Take action to address climate change by reducing their greenhouse gas emissions
Leaders have committed to involve not just the local government but all actors of society to take climate action taking into account the Paris Agreement on climate change which seeks to limit the increase in global temperature to well below 2 degrees Celsius. Sustainable cities that reduce emissions from energy  and build resilience can play a lead role.

Fully respect the rights of refugees, migrants and internally displaced persons regardless of their migration status
Leaders have recognized that migration poses challenges but it also brings significant contributions to urban life. Because of this, they have committed to establish measures that help migrants, refugees and IDPs make positive contributions to societies.

Improve connectivity and support innovative and green initiatives
This includes establishing partnerships with businesses and civil society to find sustainable solutions to urban challenges

Promote safe, accessible and green public spaces
Human interaction should be facilitated by urban planning, which is why the Agenda calls for an increase in public spaces such as sidewalks, cycling lanes, gardens, squares and parks. Sustainable urban design plays a key role in ensuring the liveability and prosperity of a city.

Additional Information

The course language is English. We encourage students‘ participation irrespective of their confidence in language proficiency.

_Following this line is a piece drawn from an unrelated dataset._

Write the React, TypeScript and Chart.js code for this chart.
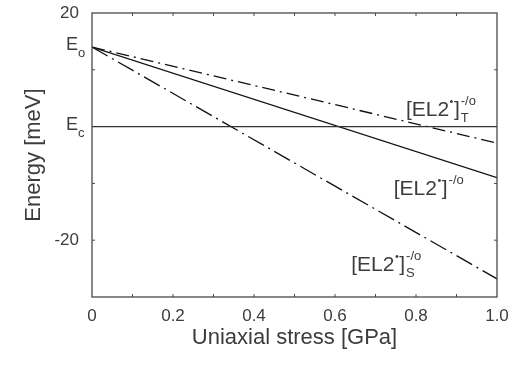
import React, { useEffect, useRef } from "react";
import { Chart, registerables } from "chart.js";
Chart.register(...registerables);

// ---- data ----
const stress = [0, 1.0];
const ecLevel = [0, 0];
const el2Main = [14, -9.0];
const el2T = [14, -2.9];
const el2S = [14, -26.8];
const xTicks = [0, 0.2, 0.4, 0.6, 0.8, 1.0];
const xTickLabels = ["0", "0.2", "0.4", "0.6", "0.8", "1.0"];
const yTicks = [-20, 0, 14, 20];
const yTickLabels = ["-20", "", "", "20"];
const levelLabels = [
  { value: 14, sub: "o" },
  { value: 0, sub: "c" },
];
const curveLabels = [
  { x: 0.775, y: 1.9, sub: "T" },
  { x: 0.745, y: -12.1, sub: "" },
  { x: 0.64, y: -25.4, sub: "S" },
];

const FAM = "'Liberation Sans', Arial, sans-serif";
const TXT = "#3c3c3c";

const pts = (ys: number[]) => stress.map((x, i) => ({ x, y: ys[i] }));

const decorPlugin = {
  id: "decor",
  afterDraw(chart: any) {
    const { ctx, chartArea: a, scales } = chart;
    const xs = scales.x;
    const ys = scales.y;
    ctx.save();
    // frame
    ctx.strokeStyle = "#4a4a4a";
    ctx.lineWidth = 1.3;
    ctx.strokeRect(a.left, a.top, a.right - a.left, a.bottom - a.top);
    // inner ticks
    ctx.lineWidth = 1;
    ctx.beginPath();
    for (let i = 1; i < 10; i++) {
      const px = xs.getPixelForValue(i / 10);
      ctx.moveTo(px, a.top);
      ctx.lineTo(px, a.top + 3);
      ctx.moveTo(px, a.bottom);
      ctx.lineTo(px, a.bottom - 3);
    }
    for (const v of [-20, -10, 10]) {
      const py = ys.getPixelForValue(v);
      ctx.moveTo(a.left, py);
      ctx.lineTo(a.left + 3, py);
      ctx.moveTo(a.right, py);
      ctx.lineTo(a.right - 3, py);
    }
    ctx.stroke();
    // level labels E_O, E_C
    ctx.fillStyle = TXT;
    ctx.textBaseline = "alphabetic";
    ctx.textAlign = "left";
    for (const l of levelLabels) {
      const py = ys.getPixelForValue(l.value);
      ctx.font = `18px ${FAM}`;
      ctx.fillText("E", 66, py + 3);
      ctx.font = `13px ${FAM}`;
      ctx.fillText(l.sub, 78, py + 10);
    }
    // curve labels
    for (const c of curveLabels) {
      let x = xs.getPixelForValue(c.x);
      const y = ys.getPixelForValue(c.y);
      ctx.font = `21px ${FAM}`;
      ctx.fillText("[EL2", x, y);
      x += ctx.measureText("[EL2").width;
      ctx.font = `11px ${FAM}`;
      ctx.fillText("\u2022", x + 0.5, y - 11);
      x += ctx.measureText("\u2022").width + 1;
      ctx.font = `21px ${FAM}`;
      ctx.fillText("]", x, y);
      x += ctx.measureText("]").width + 1;
      ctx.font = `13px ${FAM}`;
      ctx.fillText("-/o", x, y - 11);
      if (c.sub) ctx.fillText(c.sub, x, y + 6);
    }
    ctx.restore();
  },
};

export default function App() {
  const ref = useRef<HTMLCanvasElement | null>(null);
  useEffect(() => {
    if (!ref.current) return;
    const lineStyle = (data: any, dash: number[], w = 1.3) => ({
      data,
      borderColor: "#111",
      borderWidth: w,
      borderDash: dash,
      pointRadius: 0,
      fill: false,
    });
    const chart = new Chart(ref.current, {
      type: "line",
      data: {
        datasets: [
          { label: "E_C", ...lineStyle(pts(ecLevel), [], 1.1), borderColor: "#333" },
          { label: "[EL2]-/o", ...lineStyle(pts(el2Main), []) },
          { label: "[EL2]T-/o", ...lineStyle(pts(el2T), [13, 5, 2, 5]) },
          { label: "[EL2]S-/o", ...lineStyle(pts(el2S), [18, 5, 2, 5]) },
        ],
      },
      options: {
        animation: false,
        responsive: false,
        maintainAspectRatio: false,
        layout: { padding: { left: 0, top: 13, right: 12, bottom: 0 } },
        plugins: { legend: { display: false }, tooltip: { enabled: false } },
        scales: {
          x: {
            type: "linear",
            min: 0,
            max: 1,
            afterBuildTicks: (s: any) => {
              s.ticks = xTicks.map((v) => ({ value: v }));
            },
            afterFit: (s: any) => {
              s.height = 71;
              s.paddingLeft = 0;
              s.paddingRight = 0;
            },
            ticks: {
              padding: 9,
              color: TXT,
              font: { family: FAM, size: 17 },
              maxRotation: 0,
              autoSkip: false,
              callback: (v: any) => {
                const i = xTicks.findIndex((t) => Math.abs(t - v) < 1e-6);
                return i >= 0 ? xTickLabels[i] : "";
              },
            },
            grid: { display: false, drawTicks: false },
            border: { display: false },
            title: {
              display: true,
              text: "Uniaxial stress [GPa]",
              color: TXT,
              font: { family: FAM, size: 22 },
              padding: { top: 0, bottom: 17 },
            },
          },
          y: {
            type: "linear",
            min: -30,
            max: 20,
            afterBuildTicks: (s: any) => {
              s.ticks = yTicks.map((v) => ({ value: v }));
            },
            afterFit: (s: any) => {
              s.width = 92;
              s.paddingTop = 0;
              s.paddingBottom = 0;
            },
            ticks: {
              padding: 13,
              color: TXT,
              font: { family: FAM, size: 17 },
              autoSkip: false,
              callback: (v: any) => {
                const i = yTicks.findIndex((t) => Math.abs(t - v) < 1e-6);
                return i >= 0 ? yTickLabels[i] : "";
              },
            },
            grid: { display: false, drawTicks: false },
            border: { display: false },
            title: {
              display: true,
              text: "Energy [meV]",
              color: TXT,
              font: { family: FAM, size: 22 },
              padding: { top: 21, bottom: 0 },
            },
          },
        },
      },
      plugins: [decorPlugin],
    });
    return () => chart.destroy();
  }, []);
  return (
    <div style={{ position: "fixed", left: 0, top: 0, width: 509, height: 368, background: "#fff" }}>
      <canvas ref={ref} width={509} height={368} style={{ width: 509, height: 368 }} />
    </div>
  );
}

The course is structured in three intensive teaching blocks (ITB), during which a student’s all-day presence is required. Attendance at the Kick-Off meeting is mandatory to confirm registration to the course.

Dates

Kick-Off: October 3, 2017, 11am

ITB 1 : 16 – 20 October 2017, 9am – 5.30pm (Friday until 3.30pm)
ITB 2 : 27 November – 1 Dezember 2017, 9am – 5.30pm (Friday until 3.30pm)
ITB 3 : 15 – 19 Januar  2018, 9am – 5.30pm (Friday until 3.30pm)

Please note that teaching will take place at the Alte WU building (Augasse 2-6, 1090 Wien) and/or at some venue directly in Donaustadt. Exact locations will be announced shortly.

Examination modalities

At least 80% of participation in the course is mandatory.